SET EXERCISE => Begin at the first line of the data and copy each line through the one containing "plt.rcParams['font.family'] = ['Open", that line included, with no pictures.

SUPPLIED DATA =>
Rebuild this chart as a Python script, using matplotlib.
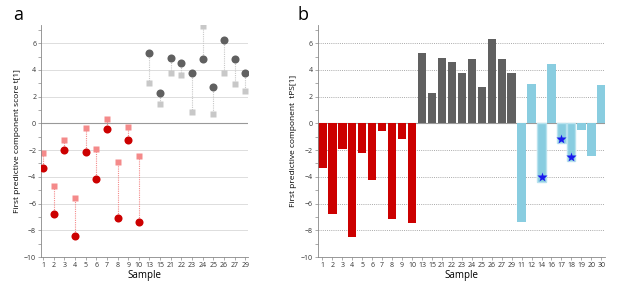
import matplotlib
matplotlib.use("Agg")
import matplotlib.pyplot as plt
import numpy as np

plt.rcParams['font.family'] = ['Open Sans', 'DejaVu Sans']

# panel a: samples, score t[1] (circles) and cross-validated score (squares)
samples_a = ['1', '2', '3', '4', '5', '6', '7', '8', '9', '10',
             '13', '15', '21', '22', '23', '24', '25', '26', '27', '29']
t1 = [-3.35, -6.75, -2.0, -8.45, -2.15, -4.15, -0.4, -7.1, -1.25, -7.35,
      5.25, 2.3, 4.9, 4.55, 3.75, 4.78, 2.7, 6.22, 4.83, 3.75]
t1_cv = [-2.25, -4.68, -1.27, -5.6, -0.38, -1.93, 0.3, -2.9, -0.25, -2.45,
         3.05, 1.47, 3.8, 3.65, 0.82, 7.25, 0.68, 3.8, 2.92, 2.45]
group_a = ['red'] * 10 + ['gray'] * 10

# panel b: samples and tPS[1]
samples_b = samples_a + ['11', '12', '14', '16', '17', '18', '19', '20', '30']
tps = [-3.32, -6.8, -1.9, -8.47, -2.22, -4.2, -0.57, -7.18, -1.2, -7.42,
       5.26, 2.27, 4.86, 4.59, 3.73, 4.81, 2.69, 6.34, 4.81, 3.78,
       -7.35, 2.96, -4.37, 4.47, -1.46, -2.79, -0.47, -2.45, 2.84]
group_b = ['red'] * 10 + ['gray'] * 10 + ['blue'] * 9
star_samples = ['14', '17', '18']
star_values = [-4.0, -1.15, -2.5]

dark = {'red': '#cc0000', 'gray': '#606060', 'blue': '#89cde0'}
light = {'red': '#f48a8a', 'gray': '#c8c8c8'}

fig = plt.figure(figsize=(6.17, 2.85), dpi=100)
ax1 = fig.add_axes([0.0665, 0.098, 0.336, 0.814])
ax2 = fig.add_axes([0.515, 0.098, 0.466, 0.814])


def style_axis(ax, grid_style, grid_color):
    for s in ['top', 'right']:
        ax.spines[s].set_visible(False)
    for s in ['left', 'bottom']:
        ax.spines[s].set_color('#888888')
        ax.spines[s].set_linewidth(0.6)
    ax.set_ylim(-10, 7.35)
    ax.set_yticks(np.arange(-10, 7, 2))
    ax.set_yticks(np.arange(-9, 8, 2), minor=True)
    ax.tick_params(axis='both', which='both', labelsize=5, length=2,
                   width=0.5, color='#888888', pad=1.5, labelcolor='#333333')
    for v in [-8, -6, -4, -2, 2, 4, 6]:
        ax.axhline(v, color=grid_color, lw=0.7, ls=grid_style, zorder=0)
    ax.axhline(0, color='#999999', lw=0.8, zorder=0.5)
    ax.set_xlabel('Sample', fontsize=7, labelpad=1)


# ---- panel a
xa = np.arange(len(samples_a))
for i in range(len(samples_a)):
    g = group_a[i]
    ax1.plot([xa[i], xa[i]], [t1[i], t1_cv[i]], ls=(0, (1, 1)), lw=0.8,
             color=light[g], zorder=1)
    ax1.plot(xa[i], t1_cv[i], 's', ms=4.5, color=light[g], mec='none', zorder=2)
    ax1.plot(xa[i], t1[i], 'o', ms=5.8, color=dark[g], mec='none', zorder=3)
style_axis(ax1, '-', '#dddddd')
ax1.set_xlim(-0.2, 19.3)
ax1.set_xticks(xa)
ax1.set_xticklabels(samples_a)
ax1.set_ylabel('First predictive component score t[1]', fontsize=6, labelpad=2)
fig.text(0.022, 0.93, 'a', fontsize=13)

# ---- panel b
xb = np.arange(len(samples_b))
for i in range(len(samples_b)):
    g = group_b[i]
    if samples_b[i] in star_samples:
        ax2.bar(xb[i], tps[i], width=0.82, color=dark[g], edgecolor='#b8e2ee',
                linewidth=1.0, zorder=2)
    else:
        ax2.bar(xb[i], tps[i], width=0.84, color=dark[g], zorder=2)
for s, v in zip(star_samples, star_values):
    ax2.plot(samples_b.index(s), v, '*', ms=7, color='#1a1aee', mec='none', zorder=3)
style_axis(ax2, (0, (1, 1.2)), '#aaaaaa')
ax2.set_xlim(-0.47, 28.4)
ax2.set_xticks(xb)
ax2.set_xticklabels(samples_b)
ax2.set_ylabel('First predictive component  tPS[1]', fontsize=6, labelpad=3)
fig.text(0.482, 0.93, 'b', fontsize=13)

fig.savefig('out.png', dpi=100)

CORRECT RESPONSE =>
Rebuild this chart as a Python script, using matplotlib.
import matplotlib
matplotlib.use("Agg")
import matplotlib.pyplot as plt
import numpy as np

plt.rcParams['font.family'] = ['Open Sans', 'DejaVu Sans']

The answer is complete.